Directed by: Al Bailey. Released: September 15, 2020 (on Digital & DVD). Runtime: 1h 25 min.
Some things don’t always go according to plan. That’s a statement filmmaker Al Bailey seems like he’d be familiar with, as his new documentary DTF really wanders from its original premise. The set-up is following his air pilot friend “Christian” as he flies around the world, hooking up with women on Tinder, and we see this in the first part of the film as “Christian’s” dates are documented.
He’s referred to as “Christian” because his real name is kept secret in the documentary, with his face blurred and his voice altered. The reason behind this becomes clear throughout, as some of Christian’s behaviour is shocking throughout the film. Some of it leans into the comedy of this documentary, but a lot of his behaviour ranges from icky to despicable as this goes away from that Tinder experiment and we start to learn that Christian has a serious problem.
The warped voice of Christian gets irritating throughout the film, but even if it was his regular voice, he would still get on my nerves. Christian’s too much of a schmuck to care about throughout the film, and the documentary does lose some focus throughout as it goes with the flow of its subject as it hops from different locations, like Los Angeles, San Diego, Colorado or Hong Kong, among others. We get a behind-the-scenes aspect as Bailey talks with his producers and decides to continue the documentary and alter the focus as there are various points throughout the film where the production feels doomed, as Christian is such an unpredictable subject.
Since this was conceived as a participatory documentary from the get-go where Bailey would also be on-screen interviewing Christian about his experience, this all feels natural for the story.

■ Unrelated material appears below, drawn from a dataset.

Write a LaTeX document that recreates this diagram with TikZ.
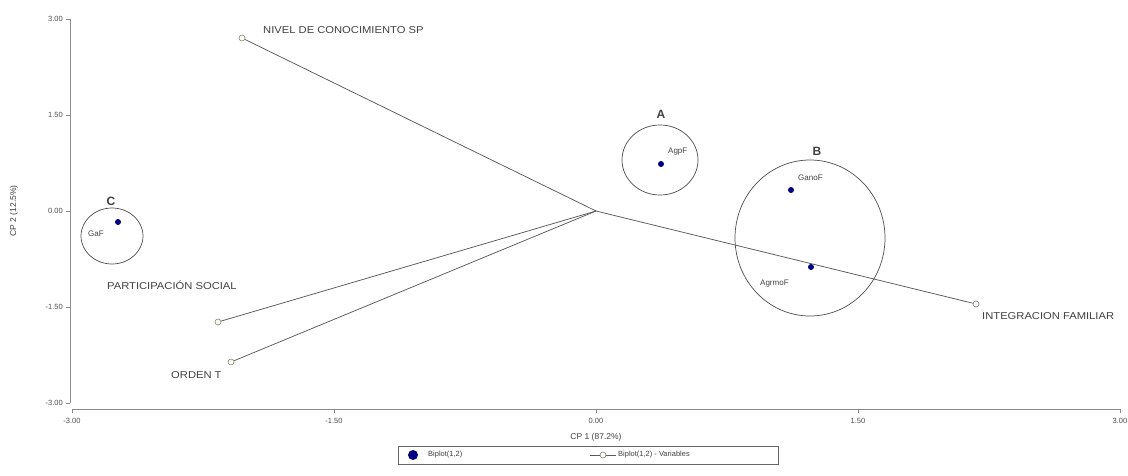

I did appreciate learning more about what filmmakers do when the subject of the documentary becomes drastically different, and Bailey handles it well. He adapts and overcomes, bringing different situations into the doc – like a sequence where Christian tries virtual reality porn as an attempt to solve his sex addiction. This is a scene that lends to the film’s natural comedy well.
Bailey brings a layer here as he’s so involved with the documentary himself, often sharing the screen with Christian and this just becomes a documentary about their own friendship and trying to survive this ordeal. It also becomes a question of where’s the line of how far you’re willing to let your friend go?
That becomes an interesting thing to explore, and another interesting aspect of this documentary is learning about the subculture of pilots who may act similarly and have problems with alcohol, drugs or sex, or all of the above. It makes us realize we don’t truly know who’s flying our planes when we’re on a flight (think Denzel Washington’s character in Flight about a pilot with alcohol abuse issues). This could have been a much bigger aspect of this documentary if the filmmakers were able to find anyone who would talk about that aspect, but they unfortunately were not.
You can tell how passionate Al Bailey is about this documentary at the beginning, and in his “performance” I got the sense of his disappointment of how far this has strayed from his original vision of it being a lite documentary about finding love across the world with the swipe of a finger, and how a dating app can bring people closer together. (With that said, more interviews with Tinder users than the very brief ones used would have added a welcome dimension.) I could also feel Bailey’s frustration with his friend.
This frustration leads to Bailey’s enthusiasm for the film waning – as he states – and when that happened, my enthusiasm waned, too, as Bailey is such an active player in this film, too. There’s a point in DTF where it starts to feel negative with some of the entertainment value gone, turning into a doc exploring addiction. It becomes real world and I was not expecting that when I heard the premise. This is still a strong film, but being forced to go away from that Tinder aspect makes it lose its power of what it’s truly trying to say.